• [Given exercise] In the entries below, count each line holding the word "that". Answer with the total alone.

• [Items]
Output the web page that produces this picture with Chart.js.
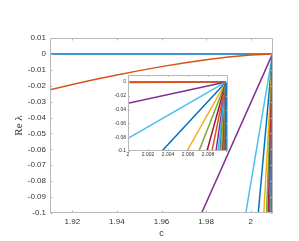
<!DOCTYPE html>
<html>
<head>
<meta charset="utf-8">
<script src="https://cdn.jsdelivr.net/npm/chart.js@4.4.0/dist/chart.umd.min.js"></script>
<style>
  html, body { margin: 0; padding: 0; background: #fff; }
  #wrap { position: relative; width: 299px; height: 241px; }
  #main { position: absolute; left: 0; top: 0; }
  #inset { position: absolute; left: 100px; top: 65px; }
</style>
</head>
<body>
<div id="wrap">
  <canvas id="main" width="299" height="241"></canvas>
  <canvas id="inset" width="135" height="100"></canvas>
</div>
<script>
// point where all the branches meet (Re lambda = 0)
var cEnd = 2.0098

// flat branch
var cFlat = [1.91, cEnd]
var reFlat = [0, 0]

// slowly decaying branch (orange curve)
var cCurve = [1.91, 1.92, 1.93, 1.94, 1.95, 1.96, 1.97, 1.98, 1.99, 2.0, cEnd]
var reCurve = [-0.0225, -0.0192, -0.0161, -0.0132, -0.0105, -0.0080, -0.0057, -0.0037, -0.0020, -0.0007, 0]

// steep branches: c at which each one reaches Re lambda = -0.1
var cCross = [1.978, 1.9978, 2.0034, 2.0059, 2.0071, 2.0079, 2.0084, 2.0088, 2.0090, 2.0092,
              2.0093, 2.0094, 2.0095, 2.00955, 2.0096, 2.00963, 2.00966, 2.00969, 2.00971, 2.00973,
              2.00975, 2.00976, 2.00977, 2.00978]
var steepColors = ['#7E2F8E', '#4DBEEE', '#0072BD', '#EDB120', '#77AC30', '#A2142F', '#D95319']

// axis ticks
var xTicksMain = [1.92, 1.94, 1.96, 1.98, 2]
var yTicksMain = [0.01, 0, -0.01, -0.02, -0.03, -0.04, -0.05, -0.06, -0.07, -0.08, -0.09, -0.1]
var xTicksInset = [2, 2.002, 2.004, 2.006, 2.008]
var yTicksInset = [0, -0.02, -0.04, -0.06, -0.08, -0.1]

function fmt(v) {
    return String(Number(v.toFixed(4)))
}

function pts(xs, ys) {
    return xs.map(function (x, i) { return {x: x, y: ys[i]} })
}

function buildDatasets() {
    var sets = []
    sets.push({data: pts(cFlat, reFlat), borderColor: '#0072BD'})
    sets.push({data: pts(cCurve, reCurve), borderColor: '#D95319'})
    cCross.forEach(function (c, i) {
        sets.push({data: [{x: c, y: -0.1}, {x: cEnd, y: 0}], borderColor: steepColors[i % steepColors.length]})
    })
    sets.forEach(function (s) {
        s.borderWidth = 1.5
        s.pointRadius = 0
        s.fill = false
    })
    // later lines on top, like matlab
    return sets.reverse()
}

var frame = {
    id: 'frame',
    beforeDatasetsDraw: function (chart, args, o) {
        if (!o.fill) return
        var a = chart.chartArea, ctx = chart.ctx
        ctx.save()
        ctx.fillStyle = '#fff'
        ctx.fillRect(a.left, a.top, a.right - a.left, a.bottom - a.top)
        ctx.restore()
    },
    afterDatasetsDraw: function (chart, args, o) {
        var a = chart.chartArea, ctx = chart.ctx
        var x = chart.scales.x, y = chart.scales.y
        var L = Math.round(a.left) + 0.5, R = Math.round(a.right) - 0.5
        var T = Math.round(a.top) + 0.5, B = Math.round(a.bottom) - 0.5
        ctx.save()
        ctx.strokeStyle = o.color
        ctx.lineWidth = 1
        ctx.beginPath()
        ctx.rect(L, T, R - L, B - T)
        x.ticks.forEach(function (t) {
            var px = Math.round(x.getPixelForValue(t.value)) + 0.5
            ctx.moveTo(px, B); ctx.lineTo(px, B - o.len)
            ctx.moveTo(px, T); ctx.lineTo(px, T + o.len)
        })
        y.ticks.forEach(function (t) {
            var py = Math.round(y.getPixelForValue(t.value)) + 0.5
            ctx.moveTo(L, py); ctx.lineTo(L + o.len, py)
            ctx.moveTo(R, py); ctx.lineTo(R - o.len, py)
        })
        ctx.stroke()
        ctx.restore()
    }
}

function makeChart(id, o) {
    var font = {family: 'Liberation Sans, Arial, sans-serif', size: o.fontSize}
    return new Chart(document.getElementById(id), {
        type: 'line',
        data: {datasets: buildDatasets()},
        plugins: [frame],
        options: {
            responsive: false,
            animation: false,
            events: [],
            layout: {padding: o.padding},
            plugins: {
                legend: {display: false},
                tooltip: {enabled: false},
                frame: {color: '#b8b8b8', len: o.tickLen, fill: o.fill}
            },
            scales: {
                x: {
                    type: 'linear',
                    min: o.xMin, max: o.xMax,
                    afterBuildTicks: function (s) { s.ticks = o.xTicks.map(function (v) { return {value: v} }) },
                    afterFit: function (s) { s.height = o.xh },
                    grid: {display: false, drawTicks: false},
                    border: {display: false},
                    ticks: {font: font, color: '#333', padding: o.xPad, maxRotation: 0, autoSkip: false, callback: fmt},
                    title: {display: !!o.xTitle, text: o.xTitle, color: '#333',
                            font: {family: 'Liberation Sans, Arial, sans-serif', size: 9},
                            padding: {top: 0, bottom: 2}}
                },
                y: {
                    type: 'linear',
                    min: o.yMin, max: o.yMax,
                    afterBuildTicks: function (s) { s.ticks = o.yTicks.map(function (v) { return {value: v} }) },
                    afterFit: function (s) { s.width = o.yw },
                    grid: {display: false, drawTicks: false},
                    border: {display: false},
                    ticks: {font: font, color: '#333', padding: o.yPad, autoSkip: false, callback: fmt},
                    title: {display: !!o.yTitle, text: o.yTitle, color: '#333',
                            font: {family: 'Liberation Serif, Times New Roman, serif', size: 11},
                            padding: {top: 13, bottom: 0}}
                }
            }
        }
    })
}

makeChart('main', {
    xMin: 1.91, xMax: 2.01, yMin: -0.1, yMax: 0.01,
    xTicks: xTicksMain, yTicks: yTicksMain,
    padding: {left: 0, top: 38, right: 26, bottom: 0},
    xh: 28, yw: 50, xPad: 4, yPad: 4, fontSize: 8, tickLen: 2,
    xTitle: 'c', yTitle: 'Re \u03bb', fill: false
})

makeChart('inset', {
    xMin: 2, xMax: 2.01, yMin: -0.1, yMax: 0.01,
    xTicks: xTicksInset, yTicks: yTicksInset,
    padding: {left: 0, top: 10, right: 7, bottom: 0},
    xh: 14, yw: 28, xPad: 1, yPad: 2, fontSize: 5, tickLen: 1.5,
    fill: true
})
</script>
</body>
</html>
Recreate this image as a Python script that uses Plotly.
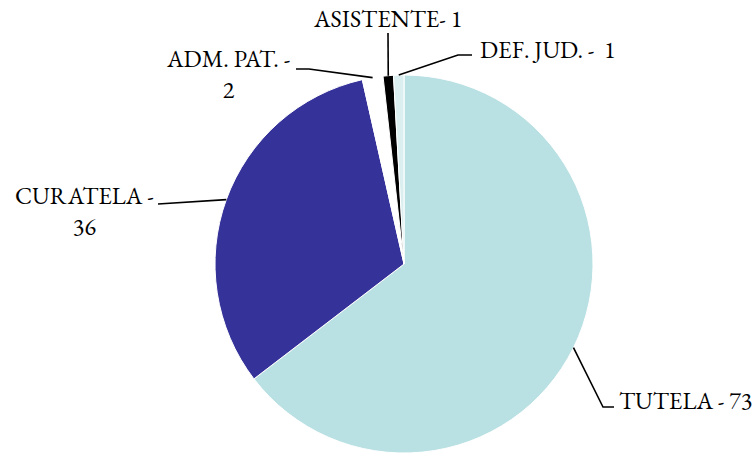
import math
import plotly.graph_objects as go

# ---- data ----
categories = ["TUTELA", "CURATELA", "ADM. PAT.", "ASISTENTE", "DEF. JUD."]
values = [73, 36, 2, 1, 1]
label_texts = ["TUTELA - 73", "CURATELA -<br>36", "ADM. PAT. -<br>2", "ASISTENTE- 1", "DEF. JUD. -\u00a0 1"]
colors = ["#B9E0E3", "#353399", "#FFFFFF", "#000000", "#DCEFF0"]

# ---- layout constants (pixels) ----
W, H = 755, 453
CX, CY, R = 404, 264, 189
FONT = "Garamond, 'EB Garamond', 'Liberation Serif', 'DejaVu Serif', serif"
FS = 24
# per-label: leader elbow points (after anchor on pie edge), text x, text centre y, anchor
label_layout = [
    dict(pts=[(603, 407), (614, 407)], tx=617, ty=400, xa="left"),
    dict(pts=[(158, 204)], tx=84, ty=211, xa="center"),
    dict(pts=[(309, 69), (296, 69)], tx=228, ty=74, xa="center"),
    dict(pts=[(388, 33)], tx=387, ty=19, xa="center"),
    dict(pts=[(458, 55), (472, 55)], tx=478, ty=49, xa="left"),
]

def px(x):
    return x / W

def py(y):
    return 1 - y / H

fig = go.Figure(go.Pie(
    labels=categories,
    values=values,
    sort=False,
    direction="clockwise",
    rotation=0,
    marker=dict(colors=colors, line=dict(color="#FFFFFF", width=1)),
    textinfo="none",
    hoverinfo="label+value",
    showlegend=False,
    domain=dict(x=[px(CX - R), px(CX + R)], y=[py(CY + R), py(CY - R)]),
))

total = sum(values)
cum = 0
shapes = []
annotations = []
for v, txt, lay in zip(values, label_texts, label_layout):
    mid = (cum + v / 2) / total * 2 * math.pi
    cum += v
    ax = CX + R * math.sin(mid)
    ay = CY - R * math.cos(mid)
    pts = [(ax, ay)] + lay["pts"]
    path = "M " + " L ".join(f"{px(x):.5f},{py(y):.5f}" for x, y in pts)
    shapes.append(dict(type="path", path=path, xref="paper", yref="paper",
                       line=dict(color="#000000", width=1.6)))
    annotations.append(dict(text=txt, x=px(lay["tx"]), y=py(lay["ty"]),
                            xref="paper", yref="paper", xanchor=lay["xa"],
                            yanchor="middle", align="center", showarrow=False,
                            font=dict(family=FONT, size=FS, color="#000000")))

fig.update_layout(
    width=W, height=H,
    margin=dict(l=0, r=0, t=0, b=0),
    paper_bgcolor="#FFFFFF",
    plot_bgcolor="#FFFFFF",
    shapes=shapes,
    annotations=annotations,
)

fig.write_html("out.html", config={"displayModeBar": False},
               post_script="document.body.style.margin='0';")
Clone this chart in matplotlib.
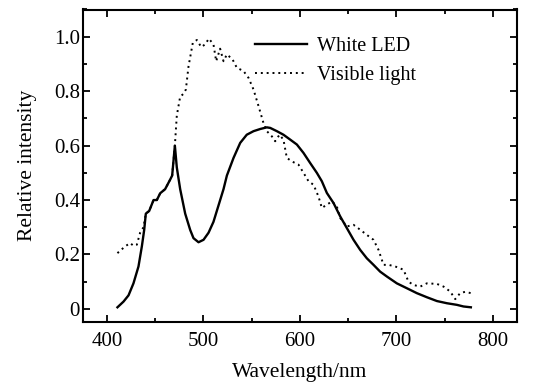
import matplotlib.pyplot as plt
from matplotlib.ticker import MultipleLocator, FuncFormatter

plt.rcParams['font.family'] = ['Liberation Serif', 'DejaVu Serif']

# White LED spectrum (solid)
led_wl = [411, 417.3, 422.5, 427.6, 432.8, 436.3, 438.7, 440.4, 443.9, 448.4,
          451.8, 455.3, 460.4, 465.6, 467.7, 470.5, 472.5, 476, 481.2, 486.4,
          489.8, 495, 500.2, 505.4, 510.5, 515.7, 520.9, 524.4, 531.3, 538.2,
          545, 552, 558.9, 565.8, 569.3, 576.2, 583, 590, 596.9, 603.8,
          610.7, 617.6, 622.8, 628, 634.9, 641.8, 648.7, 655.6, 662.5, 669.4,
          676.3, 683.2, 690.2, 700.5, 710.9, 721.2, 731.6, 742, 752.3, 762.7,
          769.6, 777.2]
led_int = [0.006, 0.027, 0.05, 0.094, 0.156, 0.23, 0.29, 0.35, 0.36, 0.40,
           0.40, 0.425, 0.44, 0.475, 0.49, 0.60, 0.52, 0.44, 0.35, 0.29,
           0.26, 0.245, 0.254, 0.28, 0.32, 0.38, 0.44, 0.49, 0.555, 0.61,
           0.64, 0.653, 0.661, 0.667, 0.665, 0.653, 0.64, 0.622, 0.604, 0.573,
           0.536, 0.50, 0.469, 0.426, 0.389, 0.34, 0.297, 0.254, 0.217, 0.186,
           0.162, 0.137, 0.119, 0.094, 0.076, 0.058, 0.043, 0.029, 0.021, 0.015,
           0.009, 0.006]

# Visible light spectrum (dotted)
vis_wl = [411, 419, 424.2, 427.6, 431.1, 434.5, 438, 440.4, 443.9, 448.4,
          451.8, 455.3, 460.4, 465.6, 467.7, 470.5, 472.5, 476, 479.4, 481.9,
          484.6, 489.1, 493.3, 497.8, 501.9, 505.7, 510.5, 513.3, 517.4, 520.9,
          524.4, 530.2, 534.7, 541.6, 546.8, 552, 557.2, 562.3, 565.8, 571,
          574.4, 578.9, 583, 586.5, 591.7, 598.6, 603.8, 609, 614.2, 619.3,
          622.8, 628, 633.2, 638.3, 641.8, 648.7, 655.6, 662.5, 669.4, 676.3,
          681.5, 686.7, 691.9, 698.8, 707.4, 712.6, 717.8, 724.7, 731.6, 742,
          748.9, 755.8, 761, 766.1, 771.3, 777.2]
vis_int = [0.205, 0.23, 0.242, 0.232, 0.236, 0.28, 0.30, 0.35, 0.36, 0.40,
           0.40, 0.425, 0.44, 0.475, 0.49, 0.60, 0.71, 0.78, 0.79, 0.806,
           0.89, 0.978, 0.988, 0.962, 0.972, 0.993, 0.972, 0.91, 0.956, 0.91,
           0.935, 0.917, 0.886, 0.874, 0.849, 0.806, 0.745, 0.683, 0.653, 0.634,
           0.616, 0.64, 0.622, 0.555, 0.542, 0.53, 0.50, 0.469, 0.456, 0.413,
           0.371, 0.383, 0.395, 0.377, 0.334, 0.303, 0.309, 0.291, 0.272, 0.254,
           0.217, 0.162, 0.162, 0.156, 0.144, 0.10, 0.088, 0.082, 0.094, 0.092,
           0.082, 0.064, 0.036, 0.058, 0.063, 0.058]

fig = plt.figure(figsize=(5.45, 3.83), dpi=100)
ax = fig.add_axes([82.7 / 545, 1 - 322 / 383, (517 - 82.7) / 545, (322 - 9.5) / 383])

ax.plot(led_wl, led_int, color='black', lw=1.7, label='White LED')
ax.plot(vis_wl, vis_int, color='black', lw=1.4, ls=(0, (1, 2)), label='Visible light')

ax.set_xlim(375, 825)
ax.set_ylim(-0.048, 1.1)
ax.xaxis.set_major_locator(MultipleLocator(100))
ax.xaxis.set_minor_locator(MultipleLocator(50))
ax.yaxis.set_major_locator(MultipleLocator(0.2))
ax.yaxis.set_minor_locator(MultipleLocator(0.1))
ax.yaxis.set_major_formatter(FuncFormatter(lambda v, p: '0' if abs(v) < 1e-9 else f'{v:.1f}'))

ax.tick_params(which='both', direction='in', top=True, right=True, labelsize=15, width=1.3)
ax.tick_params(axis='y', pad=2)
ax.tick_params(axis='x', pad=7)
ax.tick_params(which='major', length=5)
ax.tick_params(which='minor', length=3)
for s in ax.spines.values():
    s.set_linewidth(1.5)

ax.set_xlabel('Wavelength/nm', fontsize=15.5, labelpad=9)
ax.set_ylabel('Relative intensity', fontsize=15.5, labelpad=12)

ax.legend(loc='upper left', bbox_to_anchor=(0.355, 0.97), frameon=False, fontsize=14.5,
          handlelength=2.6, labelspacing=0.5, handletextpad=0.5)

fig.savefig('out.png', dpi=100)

• [Reply to the exercise] 2